Transit has come under great scrutiny in recent days with the city admitting a faulty emissions system led to a number of buses being taken off the road for repair, which in turn led to scheduling difficulties.

Mouland said that was an issue Transit should have known about and dealt with months ago.

“I think they should have looked at it during the summer,” he said. “Apparently there’s been a shortage of buses for the last 18 months or so, and it’s been getting progressively worse. So why leave it until the last minute so the general public has to suffer?”

— Larkins

Councillor calls on riders to raise voice

Janice Lukes is calling on Winnipeggers to raise their voice.

The city councillor for St. Norbert said city councillors should be told where their constituents stand on the issue of Winnipeg Transit.

Lukes said past councils have never dealt with a large public outcry on the issue.

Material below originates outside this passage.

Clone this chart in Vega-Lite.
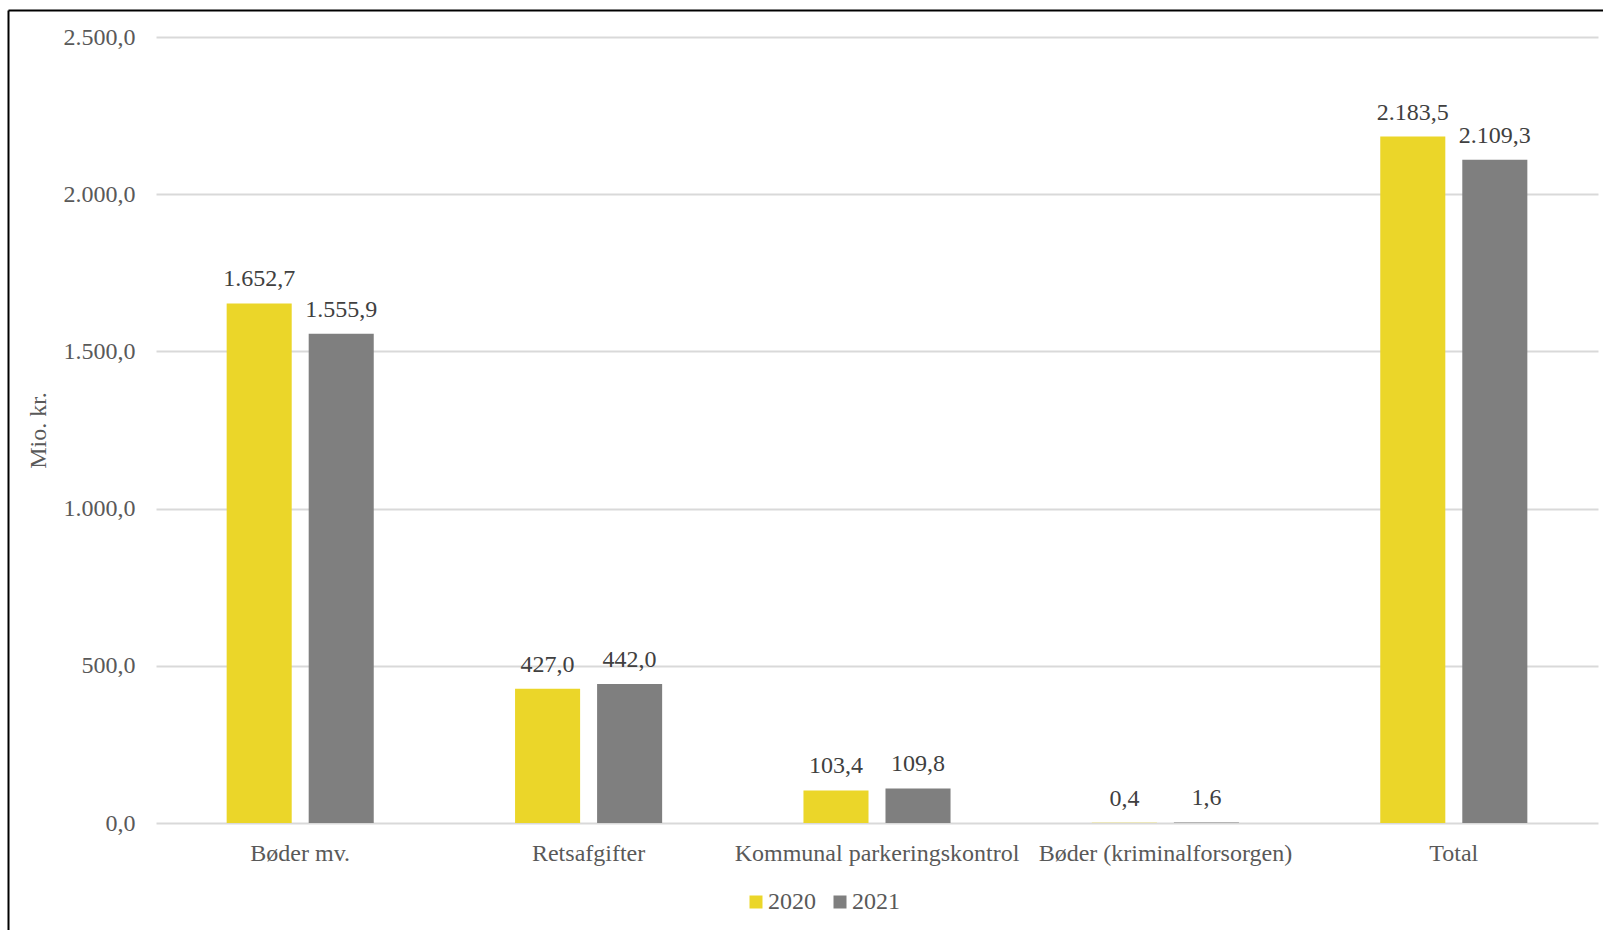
{
  "$schema": "https://vega.github.io/schema/vega-lite/v6.json",
  "autosize": {"type": "none"},
  "width": 1442,
  "height": 786,
  "padding": {"left": 156, "top": 37, "right": 5, "bottom": 107},
  "background": "#ffffff",
  "config": {
    "locale": {"number": {"decimal": ",", "thousands": ".", "grouping": [3], "currency": ["", " kr."]}},
    "font": "Liberation Serif",
    "view": {"stroke": null},
    "axis": {"labelFont": "Liberation Serif", "titleFont": "Liberation Serif"},
    "legend": {"labelFont": "Liberation Serif"},
    "text": {"font": "Liberation Serif"}
  },
  "data": {
    "values": [
      {"kategori": "Bøder mv.", "aar": "2020", "value": 1652.7},
      {"kategori": "Bøder mv.", "aar": "2021", "value": 1555.9},
      {"kategori": "Retsafgifter", "aar": "2020", "value": 427.0},
      {"kategori": "Retsafgifter", "aar": "2021", "value": 442.0},
      {"kategori": "Kommunal parkeringskontrol", "aar": "2020", "value": 103.4},
      {"kategori": "Kommunal parkeringskontrol", "aar": "2021", "value": 109.8},
      {"kategori": "Bøder (kriminalforsorgen)", "aar": "2020", "value": 0.4},
      {"kategori": "Bøder (kriminalforsorgen)", "aar": "2021", "value": 1.6},
      {"kategori": "Total", "aar": "2020", "value": 2183.5},
      {"kategori": "Total", "aar": "2021", "value": 2109.3}
    ]
  },
  "resolve": {"scale": {"x": "independent", "y": "independent"}, "axis": {"x": "independent", "y": "independent"}},
  "layer": [
    {
      "encoding": {
        "x": {
          "field": "kategori", "type": "nominal", "sort": null,
          "scale": {"paddingInner": 0.49, "paddingOuter": 0.245},
          "axis": {
            "title": null, "domain": false, "ticks": false, "grid": false,
            "labelAngle": 0, "labelFontSize": 24, "labelColor": "#595959",
            "labelPadding": 18, "labelOverlap": false, "labelLimit": 0, "labelBaseline": "top"
          }
        },
        "xOffset": {"field": "aar", "type": "nominal", "scale": {"paddingInner": 0.207, "paddingOuter": 0}},
        "y": {
          "field": "value", "type": "quantitative",
          "scale": {"domain": [0, 2500], "nice": false},
          "axis": {
            "title": "Mio. kr.", "titleFontSize": 24, "titleColor": "#595959", "titleFontWeight": "normal",
            "titlePadding": 13,
            "values": [0, 500, 1000, 1500, 2000, 2500], "format": ",.1f",
            "labelFontSize": 24, "labelColor": "#595959", "labelPadding": 21,
            "domain": false, "ticks": false, "grid": true, "gridColor": "#d9d9d9", "gridWidth": 2
          }
        }
      },
      "layer": [
        {
          "mark": {"type": "bar"},
          "encoding": {
            "color": {
              "field": "aar", "type": "nominal",
              "scale": {"domain": ["2020", "2021"], "range": ["#ebd629", "#7f7f7f"]},
              "legend": {
                "title": null, "orient": "none", "direction": "horizontal",
                "legendX": 588, "legendY": 853, "padding": 0,
                "symbolType": "square", "symbolSize": 169, "symbolStrokeWidth": 0,
                "labelFontSize": 24, "labelColor": "#595959", "labelOffset": 0, "columnPadding": 12
              }
            }
          }
        },
        {
          "mark": {"type": "text", "baseline": "alphabetic", "dy": -17, "fontSize": 24, "color": "#404040", "font": "Liberation Serif"},
          "encoding": {
            "text": {"field": "value", "type": "quantitative", "format": ",.1f"}
          }
        }
      ]
    },
    {
      "mark": {"type": "point", "opacity": 0},
      "encoding": {
        "x": {
          "field": "value", "type": "quantitative",
          "scale": {"domain": [0, 1], "range": [-148, 1470], "nice": false, "zero": false},
          "axis": {"orient": "top", "offset": 27, "title": null, "labels": false, "ticks": false, "grid": false,
                   "domain": true, "domainColor": "#000000", "domainWidth": 2}
        },
        "y": {
          "field": "value", "type": "quantitative",
          "scale": {"domain": [0, 1], "range": [900, -27], "nice": false, "zero": false},
          "axis": {"orient": "left", "offset": 148, "title": null, "labels": false, "ticks": false, "grid": false,
                   "domain": true, "domainColor": "#000000", "domainWidth": 2}
        }
      }
    }
  ]
}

“I’m just hoping we have that now,” she said. “I’m hoping that people really voice their concerns. I’m encouraging it on Twitter, I’m telling people tell me what you think, tell me about the routes. I want to hear. And I want all residents that want to see better transit to call their councillors so that they understand.

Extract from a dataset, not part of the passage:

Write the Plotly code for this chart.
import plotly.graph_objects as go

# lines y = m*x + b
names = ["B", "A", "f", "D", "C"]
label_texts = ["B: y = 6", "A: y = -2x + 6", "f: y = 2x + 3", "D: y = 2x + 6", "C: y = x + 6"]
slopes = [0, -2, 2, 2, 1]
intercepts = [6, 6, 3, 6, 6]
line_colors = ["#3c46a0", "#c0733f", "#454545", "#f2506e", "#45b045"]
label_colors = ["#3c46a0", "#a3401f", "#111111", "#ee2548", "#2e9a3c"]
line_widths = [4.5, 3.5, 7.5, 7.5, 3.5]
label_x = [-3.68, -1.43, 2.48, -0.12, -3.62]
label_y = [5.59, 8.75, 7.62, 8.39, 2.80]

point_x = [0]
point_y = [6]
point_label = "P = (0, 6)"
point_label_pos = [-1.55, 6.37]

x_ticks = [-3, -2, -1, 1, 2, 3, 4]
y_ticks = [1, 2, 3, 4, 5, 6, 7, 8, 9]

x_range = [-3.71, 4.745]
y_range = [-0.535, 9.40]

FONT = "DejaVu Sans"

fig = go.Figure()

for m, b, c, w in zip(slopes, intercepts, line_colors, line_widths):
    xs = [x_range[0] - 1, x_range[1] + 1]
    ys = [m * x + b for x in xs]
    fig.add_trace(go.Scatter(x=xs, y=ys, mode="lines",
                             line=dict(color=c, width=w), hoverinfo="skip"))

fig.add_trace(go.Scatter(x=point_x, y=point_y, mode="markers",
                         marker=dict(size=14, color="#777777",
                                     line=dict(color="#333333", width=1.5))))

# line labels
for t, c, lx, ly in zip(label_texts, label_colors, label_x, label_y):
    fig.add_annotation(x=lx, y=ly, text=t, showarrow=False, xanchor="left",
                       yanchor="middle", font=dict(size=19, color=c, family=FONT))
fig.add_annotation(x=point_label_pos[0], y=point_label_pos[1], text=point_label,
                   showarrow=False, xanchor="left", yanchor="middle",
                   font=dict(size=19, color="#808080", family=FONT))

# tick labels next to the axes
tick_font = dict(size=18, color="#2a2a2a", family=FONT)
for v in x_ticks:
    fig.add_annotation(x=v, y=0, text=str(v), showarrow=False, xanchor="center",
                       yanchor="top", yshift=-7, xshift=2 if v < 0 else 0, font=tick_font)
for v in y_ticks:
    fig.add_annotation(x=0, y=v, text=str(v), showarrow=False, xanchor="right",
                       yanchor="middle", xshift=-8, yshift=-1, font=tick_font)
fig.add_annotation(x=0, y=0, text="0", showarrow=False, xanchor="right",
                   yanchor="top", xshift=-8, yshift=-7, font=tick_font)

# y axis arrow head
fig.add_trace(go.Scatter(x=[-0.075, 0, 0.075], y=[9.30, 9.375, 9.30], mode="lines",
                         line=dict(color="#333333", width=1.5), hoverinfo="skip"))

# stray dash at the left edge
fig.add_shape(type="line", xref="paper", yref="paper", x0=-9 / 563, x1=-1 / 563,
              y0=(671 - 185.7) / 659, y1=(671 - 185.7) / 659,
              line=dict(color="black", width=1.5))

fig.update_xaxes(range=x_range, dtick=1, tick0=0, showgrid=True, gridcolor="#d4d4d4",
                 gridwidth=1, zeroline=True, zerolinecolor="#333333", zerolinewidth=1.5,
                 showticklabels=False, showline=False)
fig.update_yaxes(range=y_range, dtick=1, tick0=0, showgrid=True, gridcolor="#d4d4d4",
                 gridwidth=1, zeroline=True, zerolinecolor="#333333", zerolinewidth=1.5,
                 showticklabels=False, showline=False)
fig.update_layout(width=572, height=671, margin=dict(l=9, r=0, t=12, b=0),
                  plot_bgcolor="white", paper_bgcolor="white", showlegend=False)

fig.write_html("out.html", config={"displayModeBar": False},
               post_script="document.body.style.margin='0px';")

“I think it’s really important that residents help educate their councillors. “

— Larkins


Some facts about Winnipeg Transit:

* Winnipeg Transit has a fleet of 585 buses.

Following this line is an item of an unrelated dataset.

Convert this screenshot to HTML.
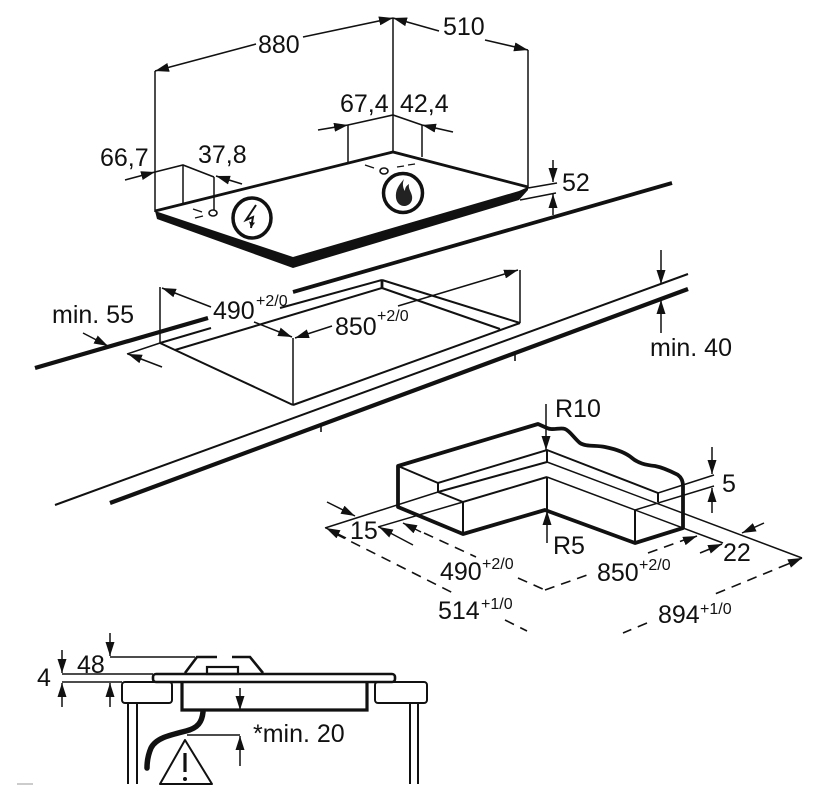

* The average bus travels about 50,000 km each year.

* A bus can operate for approximately 35 hours on one tank of fuel.

* Winnipeg Transit spends about $18 million on fuel each year.

* Winnipeg Transit employs 1,560 people, including approximately 1,100 bus operators.

* Engines are completely overhauled after 400,000 to 800,000 kilometres.

* Average lifespan of a Winnipeg Transit bus is about 18 years.

* A new bus costs approximately $500,000.

* Winnipeg Transit currently purchases 32 new buses each year.

* There are approximately 5,170 bus stops in Winnipeg.

* There are about 870 bus shelters, 122 or which are heated.

* There are approximately 2,005 transit benches in Winnipeg.